The company was looking to lease 1.5 acres of land for $8,500 a year. That included 150 hours of training between November and May — once a week for four hours during one day. The trainings would focus on picking up and maneuvering containers using cables, exercises that mimicked the movements the company's Sikorsky S-64 Aircranes would make during wildfire season.

The company would have also installed a helipad that the county would inherit if Erickson ever moved. A helipad is especially handy for heavy helicopters fighting wildfires.

Erickson already operates its helicopters at the IV Airport in the height of fire season, from June 1 to Oct. 31, and it can continue to use the airport whether it has a lease or not.

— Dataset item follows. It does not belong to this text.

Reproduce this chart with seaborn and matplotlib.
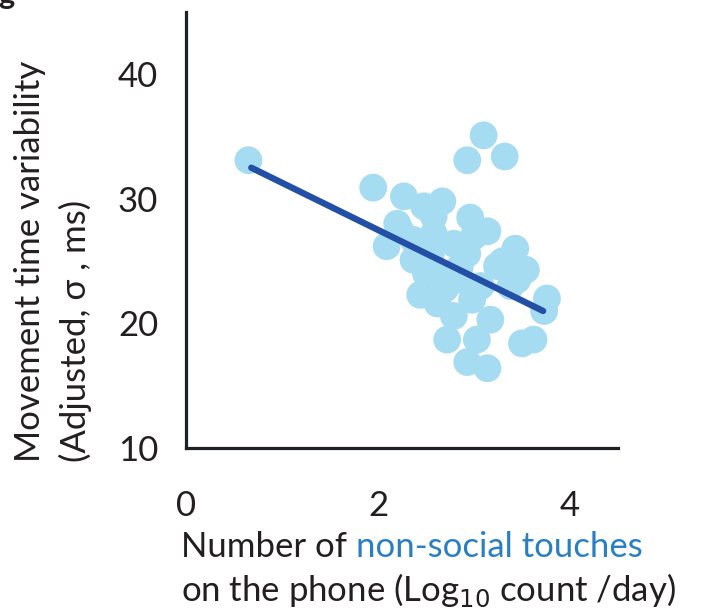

"Yes, helicopters are noisy but they're no more noisy than fire suppression," Walker said.

Guenter Ambron, who lives one mile from the airport and was one of the most vocal community members to turn out at meetings of the Airport Advisory Committee, said that the community tolerates the noise during fire season because of the trade-off.

"The noise is a bit bothersome but we all understand the value of what's going on — they're helping to suppress fires and save lives," he said. "But what Erickson will be doing isn't fire suppression."

Ambron said his chief concern was that there wasn't enough advance notice of the Erickson deal as an agenda item during those meetings and when the Board of Commissioners would meet in Grants Pass.

Like Graves, Walker said she fears the circumstances of Erickson pulling from negotiations will reach the company's peers. County officials are still smarting over the quick collapse of a development deal at the airport that was touted as having the potential to bring up to 200 jobs and millions of dollars in revenue for drone construction and testing facilities.

"This'll be out in the air industry by the end of the week — don't go to the Illinois Valley," she said.

But in a followup interview with the Daily Courier, Erickson Marketing Director Susan Bladholm said that's not a worry.

"I have a sense that people think we've been run off, and that's just not the case," she said. "This is an ongoing conversation."

She said the Illinois Valley Airport was only one of several sites Erickson was considering for the operation, and that other communities offered better incentives for Erickson.

"The primary driver came down to the financials," she said. "One of the other airports came in with half of the pricing and offered up land."